As mentioned, before we live in divided times. Social media has contributed to the problem. I respect everyone’s right to freedom of speech; however, I am extremely disappointed in some of the social media postings I read from my Masonic brothers and my friends outside of Freemasonry. It is human nature to have differences in opinions, but it does not and should not give us the right to be disrespectful. If you choose to continue a disrespectful path, I encourage you reevaluate your mission as a Mason. If not moved to improvement, please remove any Masonic references from your social media pages as your comments will not represent what Freemasonry teaches. Instead, I hope you will choose to live our lessons as taught.
One of my favorite lectures comes from the second apartment of the 31st degree. In that lecture is a lesson that I choose to follow in my daily life.
“Ever remember that, being human, you must of necessity often err; that those who hold different opinions entertain them as honestly as you do your own; and that you have no right to deny or doubt their sincerity. Especially, never harshly denounce an opinion that more experience and a more thorough investigation may someday compel you to adopt. Therefore, always treat your opponents as if their opinions were at some time to become your own.”
So, what are my main Ritual/Book of Faith lesson guidelines on how to interact with others?
- I choose being disappointed in other’s actions over hate
- I choose being difficult to offend and easy to forgive
- I choose to treat others as I want to be treated (the Golden Rule)
- I choose to pause and reflect before I speak or act. There is a statement in the second section of the third degree that I like to turn into a question before speaking or acting, “is this the proper time or place?”. Remember we are taught that “the mouth speaks from that which fills his heart”. If you are speaking ill of others, don’t repair your speech, repair your heart.
- I choose to follow the words in the charge when installing the Tyler; To set a guard at the entrance of our thoughts, place a watch at the door of our lips, post a sentinel at the avenue of our actions thereby excluding every unqualified and unworthy thought, word, and deed, and preserving consciences void of offense toward God and man.
- I choose to follow the words in the closing charge when installing lodge officers; May kindness and brotherly affection distinguish your conduct as men and Masons.
- And finally, I choose to follow the words from the last and highest recognized degree in Freemasonry; Hate none and Despise none.
Being a Mason is hard, you see Masonry is Work!
Every day we should live our lives with a goal to help others. That is what Masons are taught to do. As I have mentioned before, as Masons and non-Masons, we should live the words of Albert Pike, who once said: “What we have done for ourselves alone dies with us, what we have done for others and the world remains and is immortal”. Never miss an opportunity to help someone in need both our youth and elderly. It is what Masons are taught and obligated to do. Remember, we did not obligate our lodges to charitable, we obligated ourselves to do so. Contributing as a lodge should be considered a bonus but personal contributions is your obligated duty to aid and assist distressed Master Masons, their widows and orphans.

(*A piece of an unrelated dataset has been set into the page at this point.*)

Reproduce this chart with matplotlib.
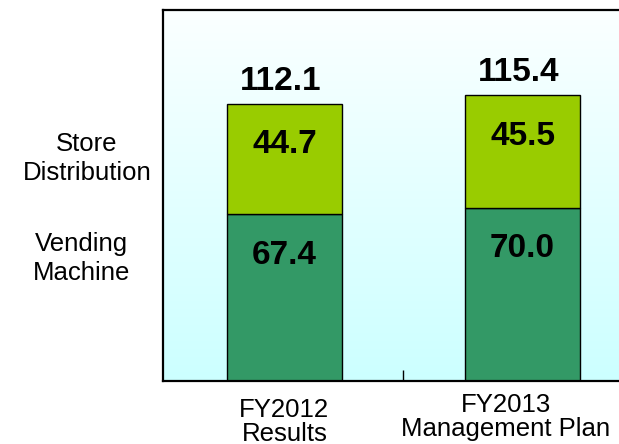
import numpy as np
import matplotlib
matplotlib.use('Agg')
import matplotlib.pyplot as plt
from matplotlib.colors import LinearSegmentedColormap

plt.rcParams['font.family'] = ['Liberation Sans', 'DejaVu Sans']

categories = ['FY2012\nResults', 'FY2013\nManagement Plan']
vending = [67.4, 70.0]
store = [44.7, 45.5]
totals = [112.1, 115.4]
series_names = ['Vending\nMachine', 'Store\nDistribution']

fig = plt.figure(figsize=(6.19, 4.44), dpi=100)
ax = fig.add_axes([0.2633, 0.1419, 0.777, 0.8356])

# gradient background, white at the top to light cyan at the bottom
cmap = LinearSegmentedColormap.from_list('bg', ['#ccffff', '#fbffff'])
grad = np.linspace(0, 1, 256).reshape(-1, 1)
ax.imshow(grad, cmap=cmap, aspect='auto', extent=[-0.51, 1.51, 0, 150],
          origin='lower', zorder=0)

x = np.arange(len(categories))
w = 0.48
ax.bar(x, vending, w, color='#339966', edgecolor='black', linewidth=1, zorder=2)
ax.bar(x, store, w, bottom=vending, color='#99cc00', edgecolor='black', linewidth=1, zorder=2)

ax.set_xlim(-0.51, 1.51)
ax.set_ylim(0, 150)

for i in range(len(x)):
    ax.text(x[i] - 0.015, totals[i] + 5.7, f'{totals[i]:.1f}', ha='center', va='baseline',
            fontsize=24, fontweight='bold', zorder=3)
    ax.text(x[i], vending[i] + store[i] - 20, f'{store[i]:.1f}', ha='center', va='baseline',
            fontsize=24, fontweight='bold', zorder=3)
    ax.text(x[i], vending[i] - 20, f'{vending[i]:.1f}', ha='center', va='baseline',
            fontsize=24, fontweight='bold', zorder=3)

# series names on the left
ax.text(-0.829, 90, series_names[1], ha='center', va='center', fontsize=18.5,
        linespacing=1.3, clip_on=False)
ax.text(-0.851, 49.5, series_names[0], ha='center', va='center', fontsize=18.5,
        linespacing=1.3, clip_on=False)

# category labels under the axis
label_x = [0, 0.93]
label_y = [-7.0, -5.0]
for lx, ly, lab in zip(label_x, label_y, categories):
    ax.text(lx, ly, lab, ha='center', va='top', fontsize=18.5,
            linespacing=1.0, clip_on=False)

ax.set_xticks([0.5])
ax.set_xticklabels([''])
ax.tick_params(axis='x', direction='in', length=8, width=1)
ax.set_yticks([])
for s in ['left', 'top', 'bottom']:
    ax.spines[s].set_linewidth(1.6)
ax.spines['right'].set_visible(False)

fig.savefig('out.png', dpi=100)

Have faith that the world will get better with our help, always strive for unity in your interactions with others, enjoy and treasure your friendships on your Masonic journey and most importantly always love one another despite having differences of opinions. You see this is what Freemasonry is all about.
So, when my journey is over it is not important for me to be remembered by any specific titles, honors or recognition. Those will soon be forgotten. I only want to be remembered that I was a nice person, always willing to help others, nothing more and nothing less.
As I near the end of my remarks, I want to offer you this challenge. It is a challenge that I try to give to myself every day. When you stand before the mirror in the morning to wash your face, to brush your teeth or comb your hair, ask yourself this question. Today, am I going to be a Mason or just a member? I hope you do as I try to do each day and live your life as the best Mason you can possibly be. Last year, Grand Master Hallman spoke of the value of time and how we use should use our time wisely. We are taught in the Third-Degree Lecture that the Hourglass is an emblem of Human Life. “Behold how swiftly the sands run and how rapidly our lives are drawing to a close”. It then skips down to “in the short space of an hour they are all exhausted, thus wastes man”. Whether your journey in this life is 20-30 years or 90-100 years plus, in the grand scheme of all eternity it is extremely short. Another degree reminds us; that man’s sojourn here on earth is but a passing visit intended to be a period of probation. Remember, our actions today, prepares us for tomorrow (our next journey).
So, before my Masonic journey in this life is finished, what do I hope for? I hope that Harmony truly will be the strength and support of all institutions, more especially of ours. I hope that everyone truly understands that it is better to love than to hate. The more we have the more we owe to others who need our assistance. And that our duty is not to be better than our brethren, but better than ourselves. My Brethren, that means being a better person tomorrow than you were today, every single day of your life. I hope that Brotherly Love will prevail, and every moral and social virtue will cement us, and I hope that we truly will stand as just and upright Masons ever to walk and act as a such in everything we do and say. So that when it comes time to make our presentation, the most important presentation that we will ever make, it will be an easy one. You see Life is a School, Masonry is Work, but it is important work. My brethren, it is time that we as Freemasons lead the way in Making a Difference in this world. Practice Freemasonry in everything you do and say. Be the example! Be part of the solution, not part of the problem.
I thank you for this opportunity to address our 2019 Grand York Rite Summer Assembly session and allowing me to serve you as your Grand Master for 2019. May God bless each of you and may God continue to bless this fraternity that we love so much.
I close with these simple words “I am glad our paths crossed.”